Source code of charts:
- - - -
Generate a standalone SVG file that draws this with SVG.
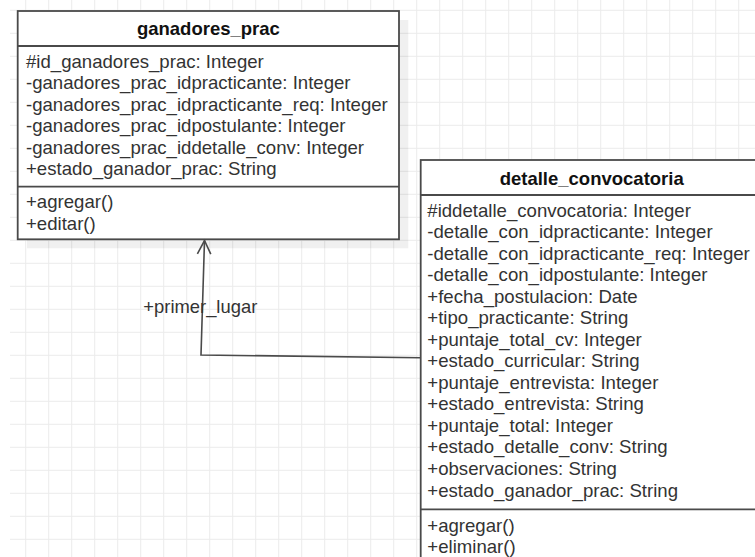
<svg xmlns="http://www.w3.org/2000/svg" width="755" height="557" viewBox="0 0 755 557">
  <style>
    .box { fill: #ffffff; stroke: #4a4a4a; stroke-width: 1.8; }
    .sep { stroke: #4a4a4a; stroke-width: 1.8; }
    .shadow { fill: #000000; fill-opacity: 0.06; }
    .title { font-family: "Liberation Sans", Arial, sans-serif; font-size: 18.5px; font-weight: bold; fill: #111111; text-anchor: middle; }
    .member { font-family: "Liberation Sans", Arial, sans-serif; font-size: 18.6px; fill: #333333; }
    .edge { fill: none; stroke: #4a4a4a; stroke-width: 1.6; }
    .edge-label { font-family: "Liberation Sans", Arial, sans-serif; font-size: 18.4px; fill: #333333; }
  </style>
  <defs>
    <pattern id="grid" patternUnits="userSpaceOnUse" x="25.2" y="9.8" width="23" height="23">
      <path d="M 0 0.5 H 23 M 0.5 0 V 23" fill="none" stroke="#ebebeb" stroke-width="1"/>
    </pattern>
    <marker id="open-arrow" markerUnits="userSpaceOnUse" orient="auto" refX="0" refY="0" markerWidth="30" markerHeight="30" viewBox="-15 -15 30 30" overflow="visible">
      <path d="M -13.5 -6.7 L 0 0 L -13.5 6.7" fill="none" stroke="#4a4a4a" stroke-width="1.6"/>
    </marker>
  </defs>

  <!-- canvas -->
  <rect x="0" y="0" width="755" height="557" fill="#ffffff"/>
  <rect x="10" y="0" width="745" height="557" fill="url(#grid)"/>

  <!-- class: ganadores_prac -->
  <g id="ganadores_prac">
    <rect class="shadow" x="27" y="20" width="381.3" height="228.3"/>
    <rect class="box" x="17.7" y="11" width="381.3" height="228.3"/>
    <line class="sep" x1="17.7" y1="46" x2="399" y2="46"/>
    <line class="sep" x1="17.7" y1="186.7" x2="399" y2="186.7"/>
    <text class="title" x="208.4" y="35">ganadores_prac</text>
    <text class="member" x="26" y="67.5">#id_ganadores_prac: Integer</text>
    <text class="member" x="26" y="89">-ganadores_prac_idpracticante: Integer</text>
    <text class="member" x="26" y="110.5">-ganadores_prac_idpracticante_req: Integer</text>
    <text class="member" x="26" y="132">-ganadores_prac_idpostulante: Integer</text>
    <text class="member" x="26" y="153.5">-ganadores_prac_iddetalle_conv: Integer</text>
    <text class="member" x="26" y="175">+estado_ganador_prac: String</text>
    <text class="member" x="26" y="208.2">+agregar()</text>
    <text class="member" x="26" y="229.8">+editar()</text>
  </g>

  <!-- class: detalle_convocatoria -->
  <g id="detalle_convocatoria">
    <rect class="box" x="420.7" y="160" width="342" height="420"/>
    <line class="sep" x1="420.7" y1="195" x2="762.7" y2="195"/>
    <line class="sep" x1="420.7" y1="509.3" x2="762.7" y2="509.3"/>
    <text class="title" x="591.7" y="184.5">detalle_convocatoria</text>
    <text class="member" x="427.3" y="216.5">#iddetalle_convocatoria: Integer</text>
    <text class="member" x="427.3" y="238">-detalle_con_idpracticante: Integer</text>
    <text class="member" x="427.3" y="259.6">-detalle_con_idpracticante_req: Integer</text>
    <text class="member" x="427.3" y="281.1">-detalle_con_idpostulante: Integer</text>
    <text class="member" x="427.3" y="302.7">+fecha_postulacion: Date</text>
    <text class="member" x="427.3" y="324.2">+tipo_practicante: String</text>
    <text class="member" x="427.3" y="345.7">+puntaje_total_cv: Integer</text>
    <text class="member" x="427.3" y="367.3">+estado_curricular: String</text>
    <text class="member" x="427.3" y="388.8">+puntaje_entrevista: Integer</text>
    <text class="member" x="427.3" y="410.4">+estado_entrevista: String</text>
    <text class="member" x="427.3" y="431.9">+puntaje_total: Integer</text>
    <text class="member" x="427.3" y="453.4">+estado_detalle_conv: String</text>
    <text class="member" x="427.3" y="475">+observaciones: String</text>
    <text class="member" x="427.3" y="496.5">+estado_ganador_prac: String</text>
    <text class="member" x="427.3" y="531.5">+agregar()</text>
    <text class="member" x="427.3" y="553">+eliminar()</text>
  </g>

  <!-- connectors -->
  <g id="connectors">
    <g id="edge-primer-lugar">
      <path class="edge" d="M 420.7 357.7 L 201 355 L 204.5 240.5" marker-end="url(#open-arrow)"/>
      <text class="edge-label" x="143.3" y="312.5">+primer_lugar</text>
    </g>
  </g>
</svg>
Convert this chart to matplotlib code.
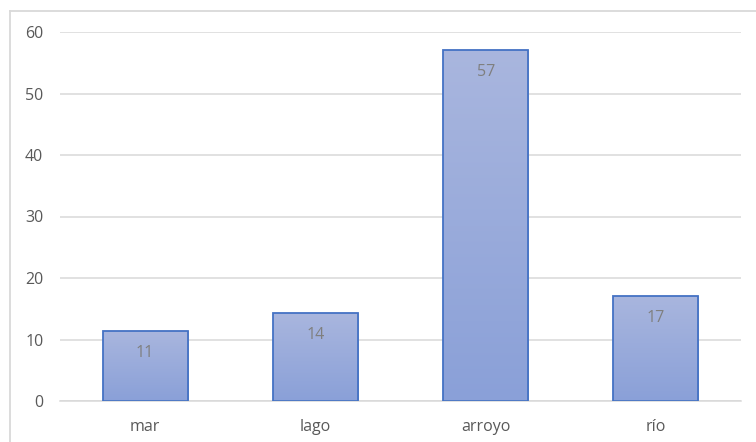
import matplotlib
matplotlib.use("Agg")
import matplotlib.pyplot as plt
import numpy as np
from matplotlib.colors import LinearSegmentedColormap
from matplotlib.lines import Line2D

categories = ["mar", "lago", "arroyo", "río"]
values = [11.4, 14.3, 57.0, 17.1]
yticks = [0, 10, 20, 30, 40, 50, 60]

W, H = 756, 442
fig = plt.figure(figsize=(W / 100, H / 100), dpi=100)
plt.rcParams['font.family'] = ['Open Sans', 'DejaVu Sans']

ax = fig.add_axes([60 / W, (H - 401) / H, (741 - 60) / W, (401 - 32) / H])
ax.set_xlim(-0.5, len(categories) - 0.5)
ax.set_ylim(0, 60)

x = np.arange(len(categories))
bars = ax.bar(x, values, width=0.5, color='none', edgecolor='#4472C4', linewidth=1.3, zorder=3)

cmap = LinearSegmentedColormap.from_list('g', ['#8AA0D8', '#A9B6DE'])
grad = np.linspace(0, 1, 256).reshape(-1, 1)
for b in bars:
    x0, y0 = b.get_x(), b.get_y()
    w, h = b.get_width(), b.get_height()
    im = ax.imshow(grad, cmap=cmap, origin='lower', aspect='auto',
                   extent=[x0, x0 + w, y0, y0 + h], zorder=2, interpolation='bicubic')
    im.set_clip_path(b)
    ax.annotate(f"{b.get_height():.0f}", (x0 + w / 2, y0 + h), xytext=(0, -22),
                textcoords='offset pixels', ha='center', va='center',
                fontsize=11.5, color='#7F7F7F', zorder=4)

ax.set_xlim(-0.5, len(categories) - 0.5)
ax.set_ylim(0, 60)
ax.set_yticks(yticks)
ax.set_xticks(x)
ax.set_xticklabels(categories)
ax.yaxis.grid(True, color='#D9D9D9', linewidth=1.1, zorder=0)
ax.set_axisbelow(True)
for s in ['top', 'right', 'left']:
    ax.spines[s].set_visible(False)
ax.spines['bottom'].set_color('#D9D9D9')
ax.spines['bottom'].set_linewidth(1.1)
ax.tick_params(axis='both', length=0, colors='#595959', labelsize=11.5)
ax.tick_params(axis='y', pad=12)
ax.tick_params(axis='x', pad=13)

# outer chart border
fig.add_artist(Line2D([10 / W, 10 / W], [0, (H - 11) / H], color='#D9D9D9', linewidth=1.3, transform=fig.transFigure))
fig.add_artist(Line2D([10 / W, 1], [(H - 11) / H, (H - 11) / H], color='#D9D9D9', linewidth=1.3, transform=fig.transFigure))

fig.savefig('out.png', dpi=100)
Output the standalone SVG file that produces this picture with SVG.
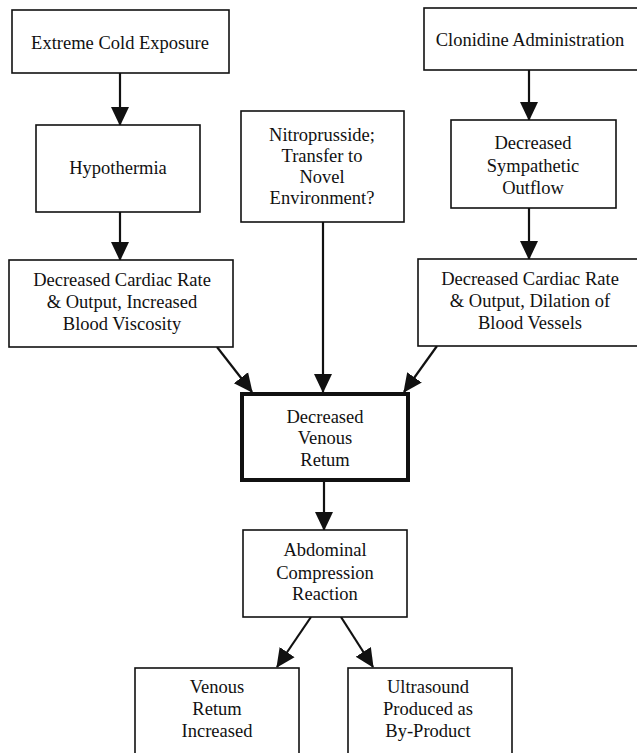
<svg xmlns="http://www.w3.org/2000/svg" width="637" height="753" viewBox="0 0 637 753">
<defs>
<style>
.box{fill:#fff;stroke:#111;stroke-width:1.6}
.thick{fill:#fff;stroke:#111;stroke-width:4}
text{font-family:"Liberation Serif","Times New Roman",serif;font-size:18.5px;fill:#111;text-anchor:middle}
.c{stroke:#111;stroke-width:2.2;fill:none}
</style>
<marker id="ah" markerUnits="userSpaceOnUse" markerWidth="20" markerHeight="20" refX="18" refY="10" orient="auto">
<path d="M0,1 L19,10 L0,19 Z" fill="#111"/>
</marker>
</defs>
<rect width="637" height="753" fill="#fff"/>
<g id="connectors">
<line class="c" x1="120" y1="73" x2="120" y2="125" marker-end="url(#ah)"/>
<line class="c" x1="529" y1="70" x2="529" y2="120" marker-end="url(#ah)"/>
<line class="c" x1="120" y1="212" x2="120" y2="260" marker-end="url(#ah)"/>
<line class="c" x1="529" y1="208" x2="529" y2="259" marker-end="url(#ah)"/>
<line class="c" x1="217" y1="347" x2="252" y2="392" marker-end="url(#ah)"/>
<line class="c" x1="323" y1="222" x2="323" y2="392" marker-end="url(#ah)"/>
<line class="c" x1="437" y1="346" x2="404" y2="392" marker-end="url(#ah)"/>
<line class="c" x1="324" y1="480" x2="324" y2="530" marker-end="url(#ah)"/>
<line class="c" x1="311" y1="617" x2="277" y2="667" marker-end="url(#ah)"/>
<line class="c" x1="341" y1="617" x2="373" y2="667" marker-end="url(#ah)"/>
</g>
<g id="cold">
<rect class="box" x="12" y="10" width="217" height="63"/>
<text x="120" y="49">Extreme Cold Exposure</text>
</g>
<g id="clonidine">
<rect class="box" x="424" y="8" width="230" height="62"/>
<text x="530" y="46">Clonidine Administration</text>
</g>
<g id="hypothermia">
<rect class="box" x="36" y="125" width="164" height="87"/>
<text x="118" y="174">Hypothermia</text>
</g>
<g id="nitroprusside">
<rect class="box" x="241" y="111" width="163" height="111"/>
<text x="322" y="141">Nitroprusside;</text>
<text x="322" y="162">Transfer to</text>
<text x="322" y="183">Novel</text>
<text x="322" y="204">Environment?</text>
</g>
<g id="sympathetic">
<rect class="box" x="451" y="120" width="165" height="88"/>
<text x="533" y="149">Decreased</text>
<text x="533" y="172">Sympathetic</text>
<text x="533" y="194">Outflow</text>
</g>
<g id="cardiac-left">
<rect class="box" x="9" y="260" width="224" height="87"/>
<text x="122" y="286">Decreased Cardiac Rate</text>
<text x="122" y="308">&amp; Output, Increased</text>
<text x="122" y="330">Blood Viscosity</text>
</g>
<g id="cardiac-right">
<rect class="box" x="418" y="259" width="230" height="87"/>
<text x="530" y="285">Decreased Cardiac Rate</text>
<text x="530" y="307">&amp; Output, Dilation of</text>
<text x="530" y="329">Blood Vessels</text>
</g>
<g id="venous-return">
<rect class="thick" x="242" y="394" width="166" height="86"/>
<text x="325" y="423">Decreased</text>
<text x="325" y="444">Venous</text>
<text x="325" y="466">Retum</text>
</g>
<g id="abdominal">
<rect class="box" x="243" y="530" width="164" height="87"/>
<text x="325" y="556">Abdominal</text>
<text x="325" y="579">Compression</text>
<text x="325" y="600">Reaction</text>
</g>
<g id="venous-increased">
<rect class="box" x="135" y="668" width="164" height="110"/>
<text x="217" y="693">Venous</text>
<text x="217" y="715">Retum</text>
<text x="217" y="737">Increased</text>
</g>
<g id="ultrasound">
<rect class="box" x="348" y="668" width="164" height="110"/>
<text x="428" y="693">Ultrasound</text>
<text x="428" y="715">Produced as</text>
<text x="428" y="737">By-Product</text>
</g>
</svg>
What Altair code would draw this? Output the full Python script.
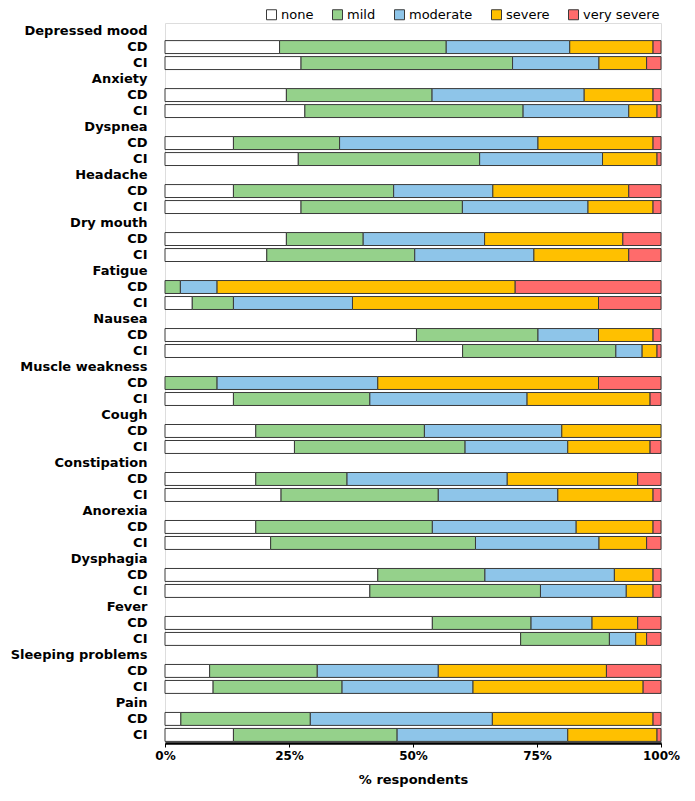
- - - -
> What you should do:
In the listing above, find the line containing "Convert this chart to matplotlib code." and the line containing "yticks = [0, 10, 20, 30, 40, 50, 60]", then output those two lines and everything between them exactly as written, without the images.

> Output below:
Convert this chart to matplotlib code.
import matplotlib
matplotlib.use("Agg")
import matplotlib.pyplot as plt
import numpy as np
from matplotlib.colors import LinearSegmentedColormap
from matplotlib.lines import Line2D

categories = ["mar", "lago", "arroyo", "río"]
values = [11.4, 14.3, 57.0, 17.1]
yticks = [0, 10, 20, 30, 40, 50, 60]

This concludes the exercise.